Although Achilles balked at the demand, King Agamemnon, who was the leader of the Greek coalition, ultimately used his authority and status to force Achilles to give up Briseis. During the argument between the king and the hero, egos flared and insults were thrown in both directions. Achilles became so angry that he seriously considered the option of killing the king. The poet, Homer, described this scene, writing, “These thoughts were racing through his mind, and he was just drawing his great sword from his sheath when Athene came down from the skies…Athene stood behind Achilles and seized him by his auburn hair. No one but Achilles was aware of her; the rest saw nothing” (The Iliad, book 1, approximately lines 190-200). Through the goddess’ restraining hand, Agamemnon survived the argument and succeeded in forcing Achilles to relinquish Briseis, but the incident infuriated Achilles to the extent that he refused to lead his troops into battle and even called upon his divine relatives to sabotage the Greek army’s good fortune. Homer’s scene of Achilles being tempted to draw his sword against Agamemnon is similar to the way Jacques Louis David envisioned Achilles enraged response to Agamemnon’s decision to sacrifice Iphigeneia.

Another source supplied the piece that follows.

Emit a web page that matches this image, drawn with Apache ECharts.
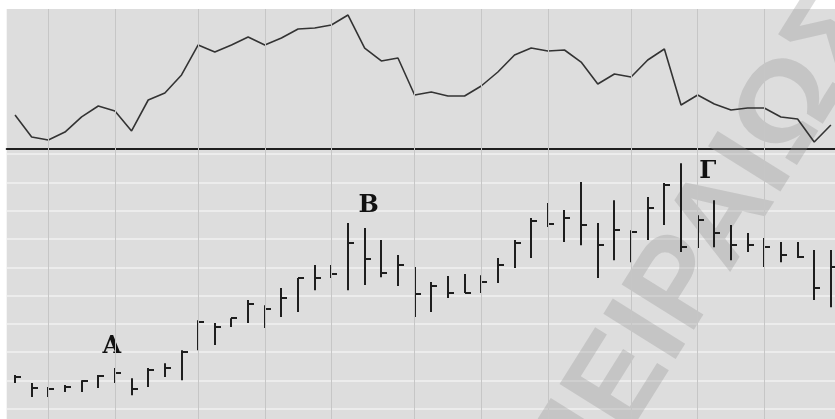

Written by C. Keith Hansley
- The Iliad by Homer, translated by E. V. Rieu and edited/introduced by Peter Jones. New York: Penguin Classics, 2014.
- Aeschylus, The Orestia (Agamemnon, The Libation Bearers, The Eumenides), translated by Robert Fagles. New York: Penguin Classics, 1979.
Just to let you know: I can’t manage to read all your posts but when I do I enjoy them. This one is a good example. Although I know the story of Iphigenia, I’m not sure of the details when I try to recall it, and I don’t remember seeing David’s painting before. Terrific isn’t it!